The Monthly | Noted | August 2008 | Add a Comment

Bright Air is Barry Maitland's tenth novel and the first with a local setting. His earlier novels, all police procedurals, feature Detective Chief Inspector David Brock, worldly wise and edging towards retirement, and his aspiring assistant, Detective Sergeant Kathy Kolla, working with the Serious Crime Branch at Scotland Yard. This may sound deeply clichéd, but Maitland disarms criticism with his sparkling writing, penetrating psychological insights and powerful story-lines. Each novel deals with a particular milieu: stamp forgery, international architecture, health farms, shopping malls, genome research, Caribbean gang wars, the art world.

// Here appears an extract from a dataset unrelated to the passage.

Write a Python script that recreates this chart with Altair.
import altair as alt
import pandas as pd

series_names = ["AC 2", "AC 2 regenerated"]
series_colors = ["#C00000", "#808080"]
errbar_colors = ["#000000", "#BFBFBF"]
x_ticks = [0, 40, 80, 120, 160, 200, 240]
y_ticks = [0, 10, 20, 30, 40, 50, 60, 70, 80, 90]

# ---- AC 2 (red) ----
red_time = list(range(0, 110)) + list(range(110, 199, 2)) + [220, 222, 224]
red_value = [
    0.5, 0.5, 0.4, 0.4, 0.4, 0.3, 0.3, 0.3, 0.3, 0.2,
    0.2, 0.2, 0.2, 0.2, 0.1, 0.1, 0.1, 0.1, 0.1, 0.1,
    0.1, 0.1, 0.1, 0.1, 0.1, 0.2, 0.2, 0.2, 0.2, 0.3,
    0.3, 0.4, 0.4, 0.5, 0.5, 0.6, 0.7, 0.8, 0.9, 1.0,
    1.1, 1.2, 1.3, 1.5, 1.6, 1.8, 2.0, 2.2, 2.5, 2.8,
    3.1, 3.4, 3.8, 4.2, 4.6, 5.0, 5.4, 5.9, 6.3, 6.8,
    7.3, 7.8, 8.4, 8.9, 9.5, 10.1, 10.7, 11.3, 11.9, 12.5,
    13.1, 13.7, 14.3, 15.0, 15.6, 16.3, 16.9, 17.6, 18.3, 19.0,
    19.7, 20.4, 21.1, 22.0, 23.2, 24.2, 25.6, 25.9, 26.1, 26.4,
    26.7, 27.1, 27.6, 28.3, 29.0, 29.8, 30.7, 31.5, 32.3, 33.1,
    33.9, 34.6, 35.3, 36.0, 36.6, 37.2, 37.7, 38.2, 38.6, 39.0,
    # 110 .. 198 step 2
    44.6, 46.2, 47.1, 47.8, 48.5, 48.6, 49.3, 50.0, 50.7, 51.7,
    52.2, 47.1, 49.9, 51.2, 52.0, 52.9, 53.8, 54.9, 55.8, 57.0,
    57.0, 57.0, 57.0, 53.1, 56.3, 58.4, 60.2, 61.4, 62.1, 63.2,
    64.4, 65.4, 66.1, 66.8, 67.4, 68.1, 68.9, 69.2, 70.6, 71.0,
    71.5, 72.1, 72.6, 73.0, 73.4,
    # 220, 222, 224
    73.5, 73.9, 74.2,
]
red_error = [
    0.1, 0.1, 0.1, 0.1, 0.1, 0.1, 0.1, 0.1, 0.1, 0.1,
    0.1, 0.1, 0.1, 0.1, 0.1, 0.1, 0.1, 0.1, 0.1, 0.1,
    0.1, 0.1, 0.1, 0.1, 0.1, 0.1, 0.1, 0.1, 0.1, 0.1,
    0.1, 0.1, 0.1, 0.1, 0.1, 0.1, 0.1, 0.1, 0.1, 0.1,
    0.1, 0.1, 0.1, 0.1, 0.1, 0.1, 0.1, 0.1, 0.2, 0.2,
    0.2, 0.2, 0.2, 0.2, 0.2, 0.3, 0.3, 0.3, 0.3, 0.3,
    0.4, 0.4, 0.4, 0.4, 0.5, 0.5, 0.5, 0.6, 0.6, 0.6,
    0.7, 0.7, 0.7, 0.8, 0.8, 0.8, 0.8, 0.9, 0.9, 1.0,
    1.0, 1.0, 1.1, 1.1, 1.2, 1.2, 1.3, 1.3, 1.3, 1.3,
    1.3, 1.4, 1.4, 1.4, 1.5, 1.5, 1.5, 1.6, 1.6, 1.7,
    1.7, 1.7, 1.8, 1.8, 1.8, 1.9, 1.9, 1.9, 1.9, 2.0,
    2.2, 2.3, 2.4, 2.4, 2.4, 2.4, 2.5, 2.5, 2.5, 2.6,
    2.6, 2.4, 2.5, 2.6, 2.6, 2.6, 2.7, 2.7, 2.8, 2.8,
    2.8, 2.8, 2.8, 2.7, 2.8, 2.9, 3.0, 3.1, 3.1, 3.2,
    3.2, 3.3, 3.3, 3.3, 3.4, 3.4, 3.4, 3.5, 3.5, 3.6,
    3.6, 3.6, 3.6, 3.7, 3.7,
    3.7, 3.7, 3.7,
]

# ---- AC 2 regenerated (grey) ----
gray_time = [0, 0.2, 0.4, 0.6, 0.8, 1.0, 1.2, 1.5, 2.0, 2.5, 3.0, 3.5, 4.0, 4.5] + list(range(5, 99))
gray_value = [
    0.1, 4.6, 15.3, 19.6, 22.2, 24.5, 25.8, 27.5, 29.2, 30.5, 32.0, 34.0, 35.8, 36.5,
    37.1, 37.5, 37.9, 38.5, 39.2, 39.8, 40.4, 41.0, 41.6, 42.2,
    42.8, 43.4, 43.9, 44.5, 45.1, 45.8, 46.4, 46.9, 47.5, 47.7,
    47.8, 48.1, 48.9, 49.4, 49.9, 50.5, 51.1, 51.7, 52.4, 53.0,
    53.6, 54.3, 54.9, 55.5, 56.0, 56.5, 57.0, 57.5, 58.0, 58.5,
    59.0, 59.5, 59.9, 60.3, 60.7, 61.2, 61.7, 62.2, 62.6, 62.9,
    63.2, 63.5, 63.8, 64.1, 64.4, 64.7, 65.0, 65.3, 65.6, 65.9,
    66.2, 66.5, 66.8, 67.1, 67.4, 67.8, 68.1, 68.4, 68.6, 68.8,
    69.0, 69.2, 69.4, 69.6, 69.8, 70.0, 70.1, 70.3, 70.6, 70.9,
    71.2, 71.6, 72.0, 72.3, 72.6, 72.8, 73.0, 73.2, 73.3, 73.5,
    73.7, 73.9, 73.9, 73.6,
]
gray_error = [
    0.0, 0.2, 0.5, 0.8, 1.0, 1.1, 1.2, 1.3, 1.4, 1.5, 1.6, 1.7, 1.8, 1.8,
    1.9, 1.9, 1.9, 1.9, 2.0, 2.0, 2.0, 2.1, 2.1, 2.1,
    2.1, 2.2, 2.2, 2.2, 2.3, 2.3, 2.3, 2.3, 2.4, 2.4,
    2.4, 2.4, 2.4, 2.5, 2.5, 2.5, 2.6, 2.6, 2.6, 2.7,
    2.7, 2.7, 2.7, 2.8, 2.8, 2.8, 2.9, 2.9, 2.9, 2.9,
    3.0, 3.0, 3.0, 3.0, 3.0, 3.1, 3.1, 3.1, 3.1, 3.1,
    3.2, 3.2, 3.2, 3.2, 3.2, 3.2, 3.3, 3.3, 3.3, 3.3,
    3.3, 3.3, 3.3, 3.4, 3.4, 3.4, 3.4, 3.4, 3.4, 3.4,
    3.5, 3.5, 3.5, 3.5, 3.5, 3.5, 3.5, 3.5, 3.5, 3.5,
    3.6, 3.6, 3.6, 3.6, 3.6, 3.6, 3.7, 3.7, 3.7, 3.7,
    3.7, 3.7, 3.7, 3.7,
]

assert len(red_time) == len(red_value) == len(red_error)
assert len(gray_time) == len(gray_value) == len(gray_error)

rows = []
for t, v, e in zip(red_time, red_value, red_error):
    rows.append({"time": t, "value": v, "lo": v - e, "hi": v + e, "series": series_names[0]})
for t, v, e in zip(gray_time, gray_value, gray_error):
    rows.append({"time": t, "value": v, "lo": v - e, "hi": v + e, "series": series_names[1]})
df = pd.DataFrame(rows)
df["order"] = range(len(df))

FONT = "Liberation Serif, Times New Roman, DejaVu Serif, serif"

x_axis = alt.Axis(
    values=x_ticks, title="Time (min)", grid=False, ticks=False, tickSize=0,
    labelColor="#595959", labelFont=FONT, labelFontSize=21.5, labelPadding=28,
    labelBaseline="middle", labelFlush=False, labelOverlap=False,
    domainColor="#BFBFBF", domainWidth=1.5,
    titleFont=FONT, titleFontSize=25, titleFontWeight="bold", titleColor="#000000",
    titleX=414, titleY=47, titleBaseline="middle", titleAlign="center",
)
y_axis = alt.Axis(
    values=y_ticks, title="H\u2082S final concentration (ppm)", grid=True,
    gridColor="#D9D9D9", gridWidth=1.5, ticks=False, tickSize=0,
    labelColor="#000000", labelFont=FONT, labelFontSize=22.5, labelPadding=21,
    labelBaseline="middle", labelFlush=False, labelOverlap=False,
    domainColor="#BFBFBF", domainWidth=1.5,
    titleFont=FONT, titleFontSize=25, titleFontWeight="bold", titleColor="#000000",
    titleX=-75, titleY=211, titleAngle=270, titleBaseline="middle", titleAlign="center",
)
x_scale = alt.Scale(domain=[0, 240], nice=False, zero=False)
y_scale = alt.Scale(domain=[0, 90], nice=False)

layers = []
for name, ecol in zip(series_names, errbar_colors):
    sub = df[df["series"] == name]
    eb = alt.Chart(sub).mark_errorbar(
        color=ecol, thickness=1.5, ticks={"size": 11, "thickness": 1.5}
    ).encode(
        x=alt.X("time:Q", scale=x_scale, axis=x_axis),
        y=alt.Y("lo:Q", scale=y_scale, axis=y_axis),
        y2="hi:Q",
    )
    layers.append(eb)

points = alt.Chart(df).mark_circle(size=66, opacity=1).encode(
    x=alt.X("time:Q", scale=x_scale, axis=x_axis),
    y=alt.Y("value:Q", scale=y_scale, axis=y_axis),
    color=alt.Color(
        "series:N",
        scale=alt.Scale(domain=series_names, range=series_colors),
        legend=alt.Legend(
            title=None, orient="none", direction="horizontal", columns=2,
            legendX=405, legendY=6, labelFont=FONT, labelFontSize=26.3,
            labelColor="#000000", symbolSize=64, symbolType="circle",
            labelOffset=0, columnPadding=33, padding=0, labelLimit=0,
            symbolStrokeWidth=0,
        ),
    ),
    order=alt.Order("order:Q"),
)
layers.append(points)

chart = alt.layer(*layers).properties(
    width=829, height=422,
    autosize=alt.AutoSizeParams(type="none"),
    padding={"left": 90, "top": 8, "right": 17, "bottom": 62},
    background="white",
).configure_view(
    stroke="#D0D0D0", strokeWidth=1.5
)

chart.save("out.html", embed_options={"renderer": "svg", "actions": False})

In Bright Air, Maitland takes a new direction: his subject is the relationship of six friends from Sydney, all flawed characters, and their intense, even fanatical commitment to mountaineering - pushing themselves, and each other, to the limit. Lucy Corcoran dies in a climbing accident on Lord Howe Island; two young men suffer fatal injuries in New Zealand. It is an exciting story, with outstanding descriptions of the terrors of mountaineering. Maitland also ruminates about risk and contingency, and there are curious parallels with Tim Winton's Breath in the exploration of extreme demands on physical and moral courage. 

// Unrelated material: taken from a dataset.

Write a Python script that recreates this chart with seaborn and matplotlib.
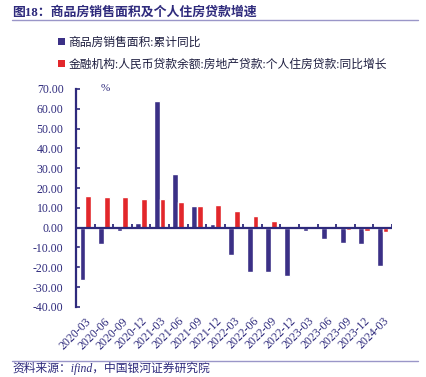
import numpy as np
import pandas as pd
import matplotlib
matplotlib.use("Agg")
import matplotlib.pyplot as plt
import seaborn as sns
from matplotlib.lines import Line2D
from matplotlib.patches import Patch

# Quarterly data
dates = ['2020-03', '2020-06', '2020-09', '2020-12',
         '2021-03', '2021-06', '2021-09', '2021-12',
         '2022-03', '2022-06', '2022-09', '2022-12',
         '2023-03', '2023-06', '2023-09', '2023-12', '2024-03']
sales_area = [-26.6, -8.4, -1.9, 2.4, 63.7, 27.3, 11.0, 1.9,
              -14.0, -22.5, -22.5, -24.4, -1.9, -5.6, -7.8, -8.5, -19.5]
housing_loan = [15.8, 15.6, 15.6, 14.4, 14.4, 12.7, 11.1, 11.3,
                8.6, 5.9, 3.6, 1.0, 0.2, -0.4, -1.3, -1.6, -2.2]
series_names = ['商品房销售面积:累计同比',
                '金融机构:人民币贷款余额:房地产贷款:个人住房贷款:同比增长']
yticks = [70, 60, 50, 40, 30, 20, 10, 0, -10, -20, -30, -40]

NAVY = '#2e2a7c'
BLUE = '#3b3086'
RED = '#e2272b'
LINE = '#9a96c8'

sns.set_theme(style='white')
plt.rcParams['font.family'] = ['Liberation Serif', 'Noto Sans CJK SC']
plt.rcParams['axes.unicode_minus'] = True

df = pd.DataFrame({
    'date': dates * 2,
    'value': sales_area + housing_loan,
    'series': [series_names[0]] * len(dates) + [series_names[1]] * len(dates),
})

fig = plt.figure(figsize=(4.27, 3.77), dpi=100)
ax = fig.add_axes([0.178, 0.186, 0.740, 0.578])

sns.barplot(data=df, x='date', y='value', hue='series', order=dates,
            hue_order=series_names, palette=[BLUE, RED], width=0.62,
            saturation=1, legend=False, ax=ax)

ax.set_xlim(-0.5, len(dates) - 0.5)
ax.set_ylim(-40, 70)
ax.set_yticks(yticks)
ax.set_yticklabels([f'{v:.2f}' for v in yticks])
ax.set_xlabel('')
ax.set_ylabel('')

# spines
for s in ['top', 'right', 'bottom']:
    ax.spines[s].set_visible(False)
ax.spines['left'].set_color(NAVY)
ax.spines['left'].set_linewidth(1.6)

ax.tick_params(axis='y', direction='in', length=3, width=1.2, color=NAVY,
               labelcolor=NAVY, labelsize=8.5, pad=9, left=True)
ax.tick_params(axis='x', length=0, labelcolor=NAVY, labelsize=8.5, pad=6)
for lab in ax.get_xticklabels():
    lab.set_rotation(45)
    lab.set_ha('right')
    lab.set_rotation_mode('anchor')

# zero line with short boundary ticks
ax.axhline(0, color=NAVY, lw=1.6, zorder=3)
bounds = np.arange(len(dates) + 1) - 0.5
ax.vlines(bounds, 0, 1.6, color=NAVY, lw=1.3, zorder=3)

ax.text(0.0785, 1.0, '%', transform=ax.transAxes, color=NAVY, fontsize=8,
        ha='left', va='center')

# legend
handles = [Patch(facecolor=BLUE, edgecolor='none'),
           Patch(facecolor=RED, edgecolor='none')]
fig.legend(handles, series_names, loc='upper left',
           bbox_to_anchor=(0.125, 0.915), frameon=False, fontsize=8.5,
           handlelength=0.55, handleheight=0.55, handletextpad=0.35,
           labelspacing=0.85, labelcolor='#1e1e40', borderaxespad=0)

# title and source with rules
fig.text(0.028, 0.968, '图18：商品房销售面积及个人住房贷款增速', color=NAVY,
         fontsize=9.3, fontweight='bold', ha='left', va='center')
fig.add_artist(Line2D([0.028, 0.979], [0.947, 0.947], color=LINE, lw=1.0))
fig.add_artist(Line2D([0.028, 0.979], [0.043, 0.043], color=LINE, lw=1.0))
fig.text(0.028, 0.022, '资料来源：ifind，中国银河证券研究院', color=NAVY,
         fontsize=8.5, style='italic', ha='left', va='center')

fig.savefig('out.png', dpi=100)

Unlike the Brock-Kolla series, Bright Air has a first-person narrator, Josh Ambler, one of the friends. The book's structure places him in a variety of roles - failed lover, failed banker, failed mountaineer and de-facto investigator of Lucy's death - but he is not interesting enough to succeed on all counts. He is observer, commentator and participant, and this weakens the book's impact. Marcus Fenn, arch manipulator and whited sepulchre, a guru for the ill-fated six, lives in a Walter Burley Griffin house in Castlecrag; he is overdrawn and his enthusiasm for Rudolf Steiner seems curiously dated. Maitland's dialogue is strong, though, and he makes Lord Howe and its surrounding islets irresistibly attractive. (The island's tourist industry should build a monument to him.) I learned more about climbing than I would have thought possible. He is also very knowledgeable about birds.

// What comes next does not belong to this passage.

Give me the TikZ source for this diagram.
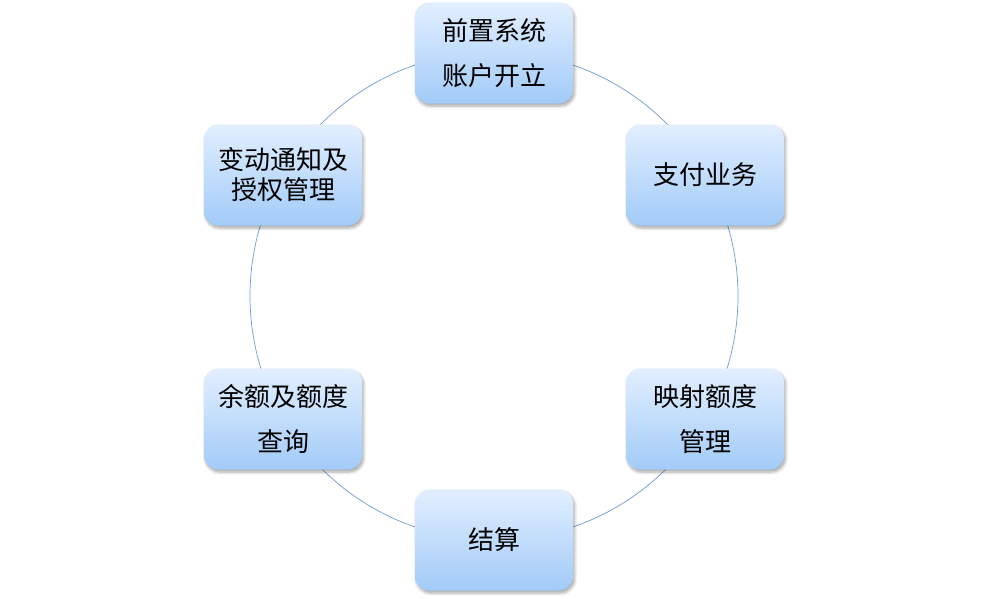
\documentclass[tikz,border=0pt]{standalone}
\usepackage{fontspec}
\setmainfont{Noto Sans CJK SC}
\usetikzlibrary{shadows.blur}
\definecolor{gtop}{HTML}{E2EFFF}
\definecolor{gbot}{HTML}{A2CBF8}
\definecolor{ring}{HTML}{6C9BD2}
\tikzset{
  box/.style={rectangle, rounded corners=14pt, minimum width=158pt, minimum height=101pt,
    top color=gtop, bottom color=gbot, draw=none, align=center,
    font=\fontsize{26}{45}\selectfont,
    blur shadow={shadow xshift=1.5pt, shadow yshift=-2.5pt, shadow blur steps=6, shadow blur radius=3pt, shadow opacity=35}},
  tight/.style={font=\fontsize{26}{30}\selectfont},
  ringline/.style={draw=ring, line width=0.7pt}
}
\begin{document}
\begin{tikzpicture}[x=1pt,y=-1pt]
\useasboundingbox (0,0) rectangle (988,598);
\coordinate (c) at (494,296);
\draw[ringline] (c) circle[radius=244pt];
\node[box] (a) at (494,53) {前置系统\\账户开立};
\node[box] (b) at (705,175) {支付业务};
\node[box] (d) at (705,419) {映射额度\\管理};
\node[box] (e) at (494,540) {结算};
\node[box] (f) at (283,419) {余额及额度\\查询};
\node[box,tight] (g) at (283,175) {变动通知及\\授权管理};
\end{tikzpicture}
\end{document}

Georges Simenon and Graham Greene both wrote in two genres: Simenon, with his ‘policiers' and short, disturbing psychological novels; and  Greene, with his ‘entertainments' and serious novels about torment and belief. With this exploration of inner conflicts in a challenging environment, Maitland, one of Australia's leading crime writers, heralds his own pursuit of a second genre.